Making the message stick
First, numerous healthcare filmmakers have partnered with Continuing Medical Education (CME) providers so that doctors and nurses who watch their films can receive CME credit. We’re embracing that. It’s the perfect incentive to engage the medical community. Much of the educational material physicians would absorb from The Blue Ribbon would pertain to the definition (with an emphasis of the Canadian Consensus Criteria), prevalence, symptom severity, bio-markers (low NK cell function, immune dysfunction, low V02 max, mitochondrial dysfunction, etc.), cost to society, latest therapies (such as antivirals), and coping mechanisms.

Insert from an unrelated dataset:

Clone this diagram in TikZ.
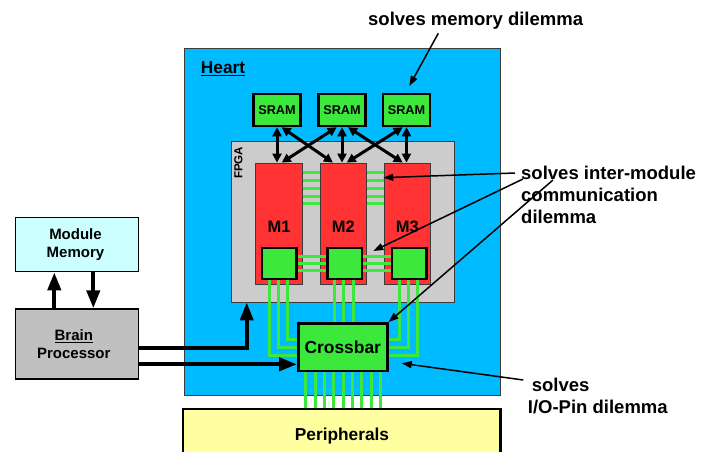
\documentclass[tikz,border=0pt]{standalone}
\usepackage{fontspec}
\setmainfont{Liberation Sans}
\usetikzlibrary{arrows.meta}
\definecolor{heartblue}{RGB}{0,187,255}
\definecolor{fpgagray}{RGB}{204,204,204}
\definecolor{modred}{RGB}{255,51,51}
\definecolor{chipgreen}{RGB}{61,232,61}
\definecolor{procgray}{RGB}{192,192,192}
\definecolor{memcyan}{RGB}{204,255,255}
\definecolor{perifill}{RGB}{255,255,160}
\definecolor{edgegray}{RGB}{60,60,60}
\pgfdeclarelayer{bg}
\pgfdeclarelayer{mid}
\pgfsetlayers{bg,mid,main}
\begin{document}
\begin{tikzpicture}[x=1pt,y=-1pt,
  box/.style={rectangle, inner sep=0pt, anchor=center},
  heartbox/.style={box, fill=heartblue, draw=edgegray, line width=1pt},
  fpgabox/.style={box, fill=fpgagray, draw=edgegray, line width=0.8pt},
  modbox/.style={box, fill=modred, draw=edgegray, line width=0.8pt, minimum width=46.5pt, minimum height=121pt},
  chip/.style={box, fill=chipgreen, draw=black, line width=2.5pt},
  srambox/.style={chip, minimum width=47pt, minimum height=32pt, font=\fontsize{12.7}{14}\selectfont\bfseries},
  portbox/.style={chip, minimum width=34.5pt, minimum height=31pt},
  gline/.style={draw=chipgreen, line width=3pt},
  bigarrow/.style={line width=4pt, -{Triangle[length=18pt,width=13pt]}},
  busarrow/.style={line width=3pt, {Triangle[length=9pt,width=9pt]}-{Triangle[length=9pt,width=9pt]}},
  note/.style={font=\fontsize{18.5}{22}\selectfont\bfseries, align=left, inner sep=0pt},
  notearrow/.style={line width=1.5pt, -{Triangle[length=10pt,width=7pt]}},
  modlab/.style={font=\fontsize{16.5}{18}\selectfont\bfseries, inner sep=0pt}
]
\useasboundingbox (0,0) rectangle (710,452);

\begin{pgfonlayer}{bg}
\node[heartbox, minimum width=315.5pt, minimum height=346.5pt] (heart) at (342.25,221.75) {};
\node[fpgabox, minimum width=223pt, minimum height=161pt] (fpga) at (342.5,221.5) {};
\node[modbox] (m1) at (279,223.5) {};
\node[modbox] (m2) at (343.3,223.5) {};
\node[modbox] (m3) at (407.3,223.5) {};
\end{pgfonlayer}

\node[box, anchor=base west, font=\fontsize{17.3}{20}\selectfont\bfseries] (heartlab) at (200.7,73.3) {\underline{Heart}};
\node[rotate=90, inner sep=0pt, font=\fontsize{11.6}{13}\selectfont\bfseries] (fpgalab) at (238.3,162.8) {FPGA};
\node[modlab] (m1lab) at (279,227) {M1};
\node[modlab] (m2lab) at (343.3,227) {M2};
\node[modlab] (m3lab) at (407.3,227) {M3};

\node[srambox] (s1) at (277,110) {SRAM};
\node[srambox] (s2) at (342,110) {SRAM};
\node[srambox] (s3) at (406.5,110) {SRAM};

\node[portbox] (q1) at (279.3,263.5) {};
\node[portbox] (q2) at (344.7,263.5) {};
\node[portbox] (q3) at (409,263.5) {};

\node[chip, minimum width=89pt, minimum height=47.7pt, font=\fontsize{17.4}{20}\selectfont\bfseries] (xb) at (342.8,347.2) {Crossbar};

\node[box, fill=perifill, minimum width=316.7pt, minimum height=44pt] (peri) at (341.65,431.3) {};
\draw[line width=2.6pt] (peri.south west) -- (peri.north west) -- (peri.north east) -- (peri.south east);
\node[inner sep=0pt, font=\fontsize{17.3}{20}\selectfont\bfseries] (perilab) at (342,436) {Peripherals};

\node[box, fill=memcyan, draw=black, line width=1.3pt, minimum width=123pt, minimum height=54pt, align=center, font=\fontsize{15}{18}\selectfont\bfseries] (mem) at (77.3,244.7) {Module\hspace*{3.6pt}\\Memory\hspace*{3.6pt}};
\node[box, fill=procgray, draw=black, line width=1.3pt, minimum width=123pt, minimum height=70pt, align=center, font=\fontsize{15}{18.3}\selectfont\bfseries] (proc) at (77.3,344) {\underline{Brain}\hspace*{7pt}\\Processor\hspace*{7pt}};

% green interconnect
\begin{pgfonlayer}{mid}
\foreach \d in {10.3,18,26,33.7,41.3} {
  \draw[gline] ([yshift=-\d pt]m1.north east) -- ([yshift=-\d pt]m2.north west);
  \draw[gline] ([yshift=-\d pt]m2.north east) -- ([yshift=-\d pt]m3.north west);
}
\foreach \d in {-7,0,7} {
  \draw[gline] ([yshift=\d pt]q1.east) -- ([yshift=\d pt]q2.west);
  \draw[gline] ([yshift=\d pt]q2.east) -- ([yshift=\d pt]q3.west);
}
\draw[gline] ([xshift=-10pt]q1.south) |- ([yshift=-8pt]xb.west);
\draw[gline] ([xshift=-1pt]q1.south) |- (xb.west);
\draw[gline] ([xshift=8.3pt]q1.south) |- ([yshift=8pt]xb.west);
\draw[gline] ([xshift=-10pt]q3.south) |- ([yshift=8pt]xb.east);
\draw[gline] ([xshift=-0.7pt]q3.south) |- (xb.east);
\draw[gline] ([xshift=8.7pt]q3.south) |- ([yshift=-8pt]xb.east);
\foreach \d in {-10.7,-1,8.6} {
  \path ([xshift=\d pt]q2.south) coordinate (t);
  \draw[gline] (t) -- (t |- xb.north);
}
\foreach \i in {-4,...,4} {
  \path ([xshift=\i*9.33pt+0.5pt]xb.south) coordinate (b);
  \draw[gline] (b) -- (b |- peri.north);
}
\end{pgfonlayer}

% SRAM buses
\draw[busarrow] (s1.south) -- (s1.south |- m1.north);
\draw[busarrow] (s2.south) -- (s2.south |- m2.north);
\draw[busarrow] (s3.south) -- (s3.south |- m3.north);
\draw[busarrow] ([xshift=4.7pt]s1.south) -- ([xshift=-10.3pt]m2.north);
\draw[busarrow] ([xshift=-5.3pt]s2.south) -- ([xshift=2.7pt]m1.north);
\draw[busarrow] ([xshift=6pt]s2.south) -- ([xshift=-4.6pt]m3.north);
\draw[busarrow] ([xshift=-3.8pt]s3.south) -- ([xshift=3.4pt]m2.north);

% brain connections
\draw[bigarrow] ([xshift=-23pt]proc.north) -- ([xshift=-23pt]mem.south);
\draw[bigarrow] ([xshift=16pt]mem.south) -- ([xshift=16pt]proc.north);
\draw[bigarrow] ([yshift=-4pt]proc.east) -| ([xshift=-95.8pt]fpga.south);
\coordinate (p2) at ([yshift=-20.3pt]proc.east);
\draw[bigarrow] (p2) -- (p2 -| xb.west);

% notes
\node[note, anchor=base west] (memnote) at (368,26) {solves memory dilemma};
\node[note, anchor=north west] (intnote) at (521,166.3) {solves inter-module\\communication\\dilemma};
\node[note, anchor=north west] (ionote) at (527.7,378.3) {\hspace*{4pt}solves\\I/O-Pin dilemma};

\coordinate (a1s) at (438.3,33.3);
\coordinate (a1e) at (409.3,86);
\draw[notearrow] (a1s) -- (a1e);
\coordinate (a2s) at (515,173);
\coordinate (a2e) at (383.3,177.7);
\draw[notearrow] (a2s) -- (a2e);
\coordinate (a3s) at (523,179);
\coordinate (a3e) at (373.3,251);
\draw[notearrow] (a3s) -- (a3e);
\coordinate (a4s) at (553,180);
\draw[notearrow] (a4s) -- (xb.north east);
\coordinate (a5s) at (523.3,380);
\coordinate (a5e) at (401.7,363.3);
\draw[notearrow] (a5s) -- (a5e);
\end{tikzpicture}
\end{document}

Second, we would like to create a system and an information package by which patients can systematically distribute the film via local support groups so that patients can partner with their physician in seeking adequate care. Such a package might give patients a set of talking points in how to direct the conversation. It would provide doctors with brief, yet detailed information that could prepare them to watch the documentary, receive CME credit, and better help the patient.
Third, we have been laying the groundwork for a medical fellowship by which current medical students can spend their summers studying and researching at the top ME/CFS institutes in the world. The Blue Ribbon Fellowship will enable them to experience the thrilling sights and sounds we get to experience on the film set every single day. They’ll get a glimpse into the future of medicine, observing and participating in innovative collaboration spanning Big Data, gene expression, molecular biology, and translational medicine.
Reaching practicing and future doctors
Both the Blue Ribbon documentary and the Blue Ribbon Foundation strive to reach doctors at each stage of their careers. Practicing doctors can receive CME credit. Future doctors can apply for our fellowship program, a program that could inspire and equip them to build a career and a practice fighting neuro-immune diseases.
The Blue Ribbon Fellowship proposal calls for $50,000 to fund ten fellows for eight-week summer internships funded at the rate of $5,000 per student. At a time when many of the first generation of the ME/CFS pioneers is nearing retirement, we believe the Blue Ribbon Fellowship program delivers the best bang for the buck to light fires in the minds of the next generation of neuroimmune visionaries. In a future article for Phoenix Rising, we’ll outline our new initiative, Step Up for M.E., which will empower patients, families, and communities to build awareness and help raise money for research, each in their own unique way. Together we can team up to make CME credits, physician education, and the Blue Ribbon Fellowship a reality.
This is our vision not just for making a film, but for implementing an innovative, scalable, and sustainable approach to 21st century physician education.